Escaparon 40 kilómetros de los cohetes de Hezbolá; ocho meses después, escuchan de nuevo la misma sirena antiaérea | Sección Internacional

EL PAÍS

Yamit Bar, una joven israelí de 25 años, había pasado meses planificando un largo viaje por el sudeste asiático, un destino popular entre sus compatriotas. Su viaje estaba programado para comenzar a mediados de octubre del año pasado. Sin embargo, una semana antes, la región fue arrastrada a un conflicto violento y devastador. Hamás lanzó un ataque sorpresa, y Israel respondió con bombardeos en Gaza. Luego, la milicia Hezbolá se unió con proyectiles que hicieron sonar las alarmas en su kibutz, Baram, ubicado a solo 300 metros de la frontera con Líbano.

Israel acababa de descubrir la vulnerabilidad de sus barreras y estaba en la incertidumbre de cuántos milicianos de Gaza todavía merodeaban por su territorio. Como resultado, 450 de los 500 habitantes del kibutz decidieron reubicarse 40 kilómetros más al sur, en Tiberíades, una ciudad a orillas del mar de la Galilea. Los hoteles de Tiberíades, normalmente llenos de turistas nacionales, ahora albergan a 12.000 evacuados de la zona fronteriza.

El primer ministro israelí, Benjamín Netanyahu, anunció una guerra “larga y difícil” que, ocho meses más tarde y sin fin a la vista, ha dejado más de 37.000 palestinos muertos.
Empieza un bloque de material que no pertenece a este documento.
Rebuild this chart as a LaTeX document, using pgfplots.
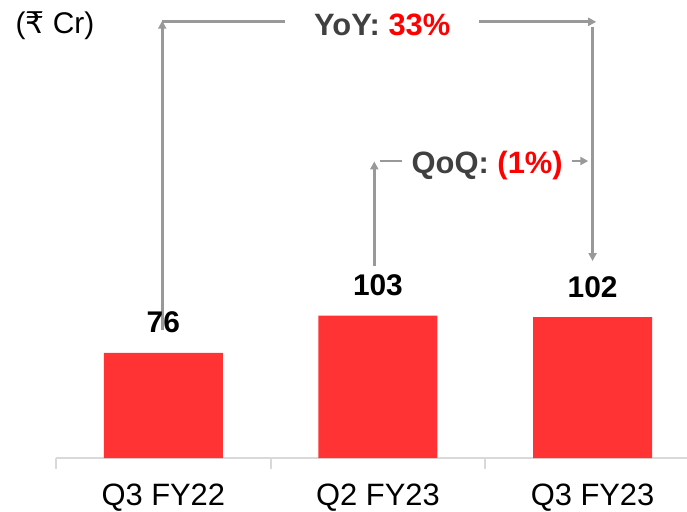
\documentclass[border=0pt]{standalone}
\usepackage{pgfplots}
\pgfplotsset{compat=1.18}
\usepackage{fontspec}
\setmainfont{Liberation Sans}
\newfontfamily\rupeefont{DejaVu Sans}
\usetikzlibrary{arrows.meta}

\definecolor{barred}{HTML}{FF3333}
\definecolor{txtred}{HTML}{FF0000}
\definecolor{txtgray}{HTML}{404040}
\definecolor{arrgray}{HTML}{999999}
\definecolor{axgray}{HTML}{D9D9D9}

\begin{document}
\begin{tikzpicture}[
    ann/.style={draw=arrgray, line width=2.7bp},
    arr/.style={ann, -{Triangle[length=8bp,width=8bp]}},
  ]
  \begin{axis}[
    scale only axis,
    width=631bp, height=458bp,
    xmin=-0.5, xmax=2.44,
    ymin=0, ymax=331.4,
    clip=false,
    axis x line*=bottom,
    axis y line=none,
    x axis line style={draw=axgray, line width=2bp},
    ybar,
    bar width=0.554,
    xtick={0,1,2},
    xticklabels={Q3 FY22, Q2 FY23, Q3 FY23},
    major tick length=0pt,
    minor xtick={-0.5,0.5,1.5},
    minor tick length=11bp,
    tick align=outside,
    minor tick style={draw=axgray, line width=2bp},
    xticklabel style={font=\fontsize{31}{37}\selectfont, anchor=base, inner sep=0pt, yshift=-47bp},
    nodes near coords={\pgfmathprintnumber[assume math mode=true]{\pgfplotspointmeta}},
    every node near coord/.append style={font=\bfseries\fontsize{30}{36}\selectfont,
      text=black, anchor=base, inner sep=0pt, yshift=20bp},
  ]
    \addplot[fill=barred, draw=none] coordinates {(0,76) (1,103) (2,102)};

    % YoY bracket
    \draw[arr] (axis cs:-0.005,92.6) -- (axis cs:-0.005,316.4);
    \draw[ann] (axis cs:-0.005,315.6) -- (axis cs:0.568,315.6);
    \draw[arr] (axis cs:1.472,315.6) -- (axis cs:2.017,315.6);
    \draw[arr] (axis cs:2.0,311.9) -- (axis cs:2.0,142.5);
    \node[anchor=base, inner sep=0pt, font=\bfseries\fontsize{31}{37}\selectfont]
      at (axis cs:1.02,305.4) {\textcolor{txtgray}{YoY:} \textcolor{txtred}{33\%}};

    % QoQ bracket
    \draw[arr] (axis cs:0.983,138.9) -- (axis cs:0.983,214.6);
    \draw[ann] (axis cs:1.01,214.9) -- (axis cs:1.113,214.9);
    \draw[arr] (axis cs:1.905,214.9) -- (axis cs:1.98,214.9);
    \node[anchor=base, inner sep=0pt, font=\bfseries\fontsize{31}{37}\selectfont]
      at (axis cs:1.509,206.2) {\textcolor{txtgray}{QoQ:} \textcolor{txtred}{(1\%)}};

    % unit label
    \node[anchor=base west, inner sep=0pt, font=\fontsize{30}{36}\selectfont]
      at (axis cs:-0.689,307.5) {({\rupeefont ₹} Cr)};
  \end{axis}
  \pgfresetboundingbox
  \path[use as bounding box] ([xshift=-56bp,yshift=-54bp]current axis.south west)
    rectangle (current axis.north east);
\end{tikzpicture}
\end{document}
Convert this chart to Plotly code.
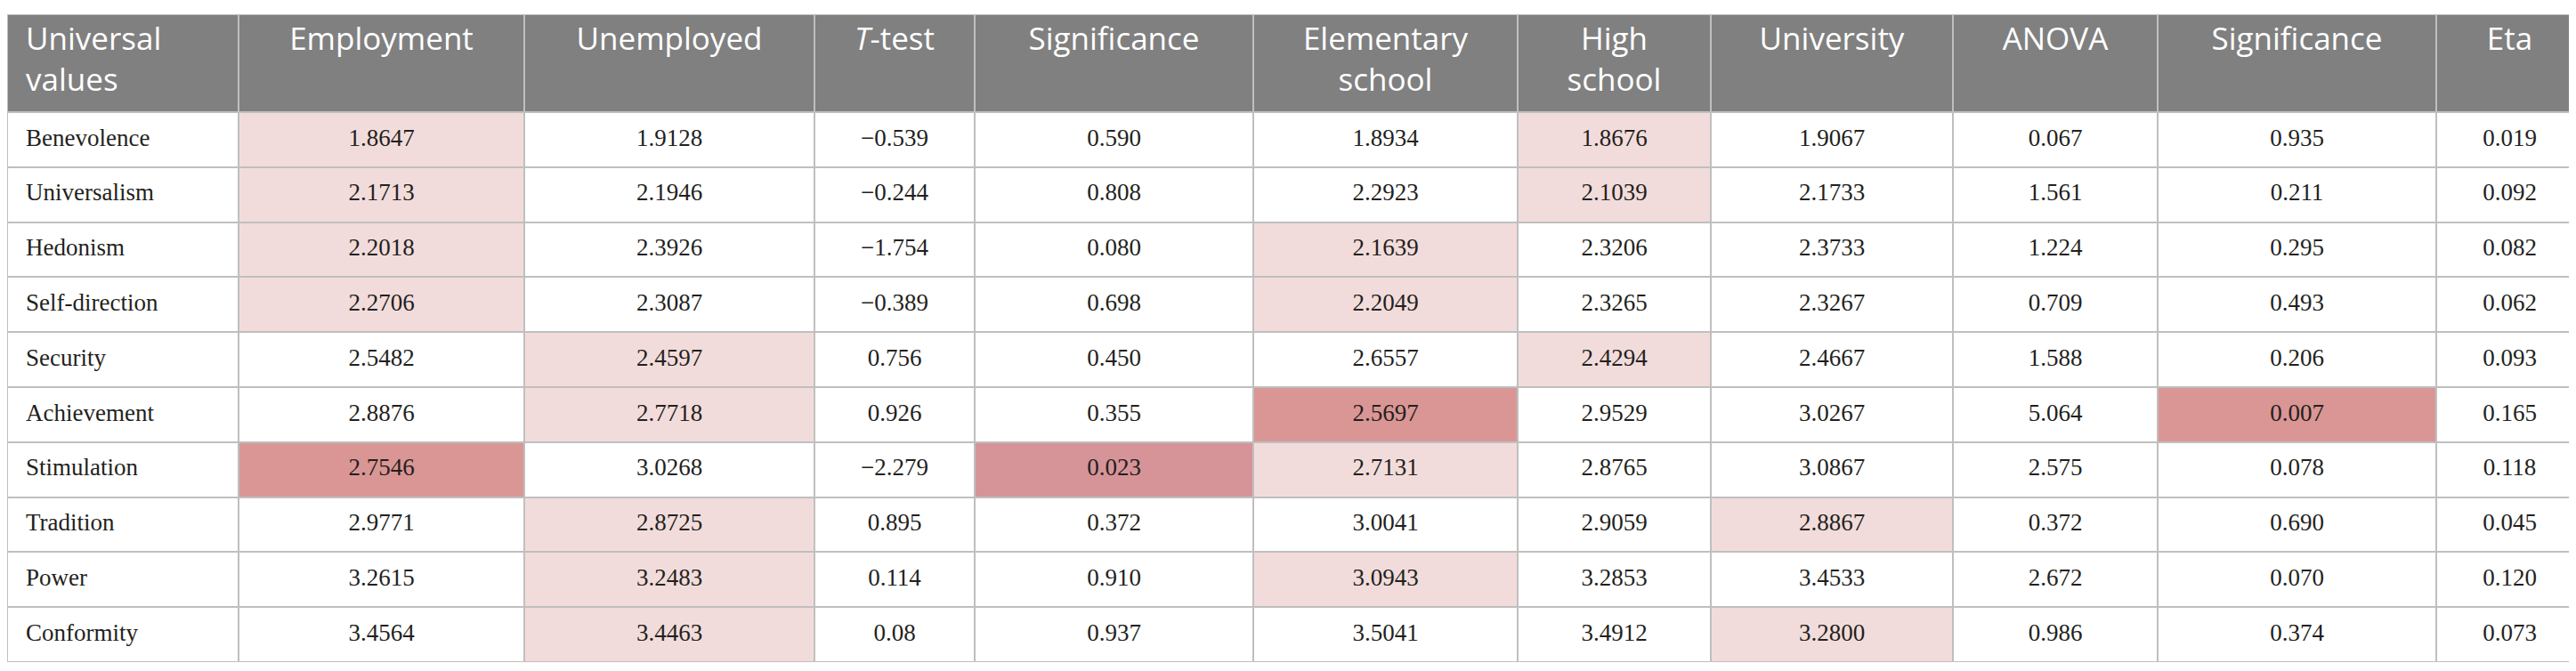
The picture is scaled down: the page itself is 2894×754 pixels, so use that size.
import plotly.graph_objects as go

# --- table content ---
headers = ["Universal<br>values", "Employment", "Unemployed", "<i>T</i>-test", "Significance",
           "Elementary<br>school", "High<br>school", "University", "ANOVA", "Significance", "Eta"]

values_names = ["Benevolence", "Universalism", "Hedonism", "Self-direction", "Security",
                "Achievement", "Stimulation", "Tradition", "Power", "Conformity"]

employment = ["1.8647", "2.1713", "2.2018", "2.2706", "2.5482", "2.8876", "2.7546", "2.9771", "3.2615", "3.4564"]
unemployed = ["1.9128", "2.1946", "2.3926", "2.3087", "2.4597", "2.7718", "3.0268", "2.8725", "3.2483", "3.4463"]
t_test = ["\u22120.539", "\u22120.244", "\u22121.754", "\u22120.389", "0.756", "0.926", "\u22122.279", "0.895", "0.114", "0.08"]
t_sig = ["0.590", "0.808", "0.080", "0.698", "0.450", "0.355", "0.023", "0.372", "0.910", "0.937"]
elementary = ["1.8934", "2.2923", "2.1639", "2.2049", "2.6557", "2.5697", "2.7131", "3.0041", "3.0943", "3.5041"]
high_school = ["1.8676", "2.1039", "2.3206", "2.3265", "2.4294", "2.9529", "2.8765", "2.9059", "3.2853", "3.4912"]
university = ["1.9067", "2.1733", "2.3733", "2.3267", "2.4667", "3.0267", "3.0867", "2.8867", "3.4533", "3.2800"]
anova = ["0.067", "1.561", "1.224", "0.709", "1.588", "5.064", "2.575", "0.372", "2.672", "0.986"]
anova_sig = ["0.935", "0.211", "0.295", "0.493", "0.206", "0.007", "0.078", "0.690", "0.070", "0.374"]
eta = ["0.019", "0.092", "0.082", "0.062", "0.093", "0.165", "0.118", "0.045", "0.120", "0.073"]

# highlight level per row (0 none, 1 light, 2 dark, 3 dark significance), one list per data column
hl_employment = [1, 1, 1, 1, 0, 0, 2, 0, 0, 0]
hl_unemployed = [0, 0, 0, 0, 1, 1, 0, 1, 1, 1]
hl_t_test = [0] * 10
hl_t_sig = [0, 0, 0, 0, 0, 0, 3, 0, 0, 0]
hl_elementary = [0, 0, 1, 1, 0, 2, 1, 0, 1, 0]
hl_high_school = [1, 1, 0, 0, 1, 0, 0, 0, 0, 0]
hl_university = [0, 0, 0, 0, 0, 0, 0, 1, 0, 1]
hl_anova = [0] * 10
hl_anova_sig = [0, 0, 0, 0, 0, 2, 0, 0, 0, 0]
hl_eta = [0] * 10

columns = [employment, unemployed, t_test, t_sig, elementary, high_school,
           university, anova, anova_sig, eta]
highlights = [hl_employment, hl_unemployed, hl_t_test, hl_t_sig, hl_elementary,
              hl_high_school, hl_university, hl_anova, hl_anova_sig, hl_eta]

# --- layout geometry (pixels) ---
W, H = 2894, 754
col_widths = [260, 321, 326, 180, 313, 297, 217, 272, 230, 313, 165]
table_top = 8
header_h = 110
row_h = 61.8
pad_left = 21

x_edges = [0]
for w in col_widths:
    x_edges.append(x_edges[-1] + w)
y_edges = [table_top, table_top + header_h]
for _ in values_names:
    y_edges.append(y_edges[-1] + row_h)
table_bottom = y_edges[-1]

x_mid = [(x_edges[i] + x_edges[i + 1]) / 2 for i in range(len(col_widths))]
y_mid = [(y_edges[i] + y_edges[i + 1]) / 2 for i in range(1, len(y_edges) - 1)]

# colour levels: 0 white, 1 light pink, 2 dark pink, 3 dark pink (t-test sig), 4 header grey
HEADER = 4
z = [[HEADER] * len(headers)]
for r in range(len(values_names)):
    z.append([0] + [hl[r] for hl in highlights])

colorscale = [
    [0.0, "#ffffff"], [0.125, "#ffffff"],
    [0.125, "#f2dcdb"], [0.375, "#f2dcdb"],
    [0.375, "#da9694"], [0.625, "#da9694"],
    [0.625, "#d69498"], [0.875, "#d69498"],
    [0.875, "#808080"], [1.0, "#808080"],
]

fig = go.Figure()
fig.add_trace(go.Heatmap(
    z=z, x=x_edges, y=y_edges,
    zmin=0, zmax=4, colorscale=colorscale, showscale=False,
    xgap=2, ygap=2, hoverinfo="skip",
))

# header text, top aligned in the header band
head_font = dict(family="Open Sans", size=35, color="white")
head_y = table_top + 14
fig.add_trace(go.Scatter(
    x=[pad_left], y=[head_y], mode="text", text=[headers[0]],
    textposition="bottom right", textfont=head_font, hoverinfo="skip",
))
fig.add_trace(go.Scatter(
    x=x_mid[1:], y=[head_y] * (len(headers) - 1), mode="text", text=headers[1:],
    textposition="bottom center", textfont=head_font, hoverinfo="skip",
))

body_font = dict(family="Liberation Serif, Times New Roman, serif", size=27, color="#231f20")

# row labels
fig.add_trace(go.Scatter(
    x=[pad_left] * len(values_names), y=y_mid, mode="text",
    text=values_names, textposition="middle right", textfont=body_font, hoverinfo="skip",
))

# body values
for c, col in enumerate(columns):
    fig.add_trace(go.Scatter(
        x=[x_mid[c + 1]] * len(col), y=y_mid, mode="text",
        text=col, textposition="middle center", textfont=body_font, hoverinfo="skip",
    ))

fig.update_layout(
    width=W, height=H,
    margin=dict(l=0, r=0, t=table_top, b=H - table_bottom),
    paper_bgcolor="white",
    plot_bgcolor="#bfbfbf",
    showlegend=False,
    hovermode=False,
)
fig.update_xaxes(range=[0, W], visible=False, fixedrange=True)
fig.update_yaxes(range=[table_bottom, table_top], visible=False, fixedrange=True)

fig.write_html("out.html")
Esta guerra ha llevado a una denuncia de genocidio en el Tribunal Internacional de Justicia de La Haya, y ha dejado a 64.000 israelíes y 94.000 libaneses lejos de sus hogares.

Bar, a pesar de la situación, decidió mantener su plan de viaje. Regresó a Israel este martes, solo para ser recibida por la alarma antiaérea, la primera en Tiberíades en ocho meses de conflicto. “Fue un shock volver y escucharla aquí. Ver cómo la situación no ha hecho más que empeorar con el paso del tiempo. Cómo no mejora. Cuando me fui, estaba segurísima de que volvería a mi casa”, dice frente al hotel en el que se encuentra desplazada.

Enosh Katz, amigo de la infancia de Bar en el kibutz, comparte su frustración y resentimiento. Al haber permanecido en la zona, acumula mucho más resentimiento contra el gobierno de Netanyahu, al que acusa de haber “olvidado” y “sacrificado” el norte mientras alimenta la guerra en Gaza “por beneficio personal”.

La mayoría de los evacuados del norte, incluidos Bar y Katz, quieren una guerra abierta con Hezbolá. La escalada puede llevar a tres posibles resultados. Primero, Israel podría poner fin a la invasión de Gaza y Hezbolá podría cesar sus ataques. Segundo, a través de mediadores, se podría llegar a un acuerdo político para implementar la resolución 1701 de las Naciones Unidas que puso fin a la guerra de 2006 entre Israel y Hezbolá. Y tercero, podría haber una guerra que traiga “unos cuantos años de calma”.

Orna Flusser, otra desplazada, ilustra con su familia el mismo concepto. Tiene 65 años y hace unos días vio a su nieto de cinco. “Me vino a la mente dónde estaremos cada uno dentro de 15 años. Yo tendré 80 y estaré sin fuerzas para dejar mi casa; él será un soldado combatiendo en la próxima guerra contra Hezbolá”, asegura en el comedor de otro hotel de Tiberíades.

Flusser confiesa que ni siquiera fue al refugio cuando sonó la inédita alarma en Tiberíades. Su principal argumento es que da igual dónde ululen las alarmas antiaéreas porque “tarde o temprano, van a acabar sonando en todo el país”.

La escalada entre Israel y Líbano ha alcanzado su punto más alto en ocho meses. La noche previa, el ejército israelí asesinó en el sur de Líbano a Taleb Abdala, el mando de Hezbolá de mayor rango en los ocho meses de enfrentamientos. La milicia chíi se vengó un día más tarde con su mayor oleada de proyectiles: 215, activando las alarmas en distintos puntos, incluida, por primera vez desde octubre, Tiberíades. La milicia libanesa ha prometido además ataques más fuertes y frecuentes.

“Lo más difícil para todos nosotros es la falta de horizonte. Y la gran decepción, que no pasa nada. Es como una partida de ping-pong, pero no pasa nada”, concluye Flusser.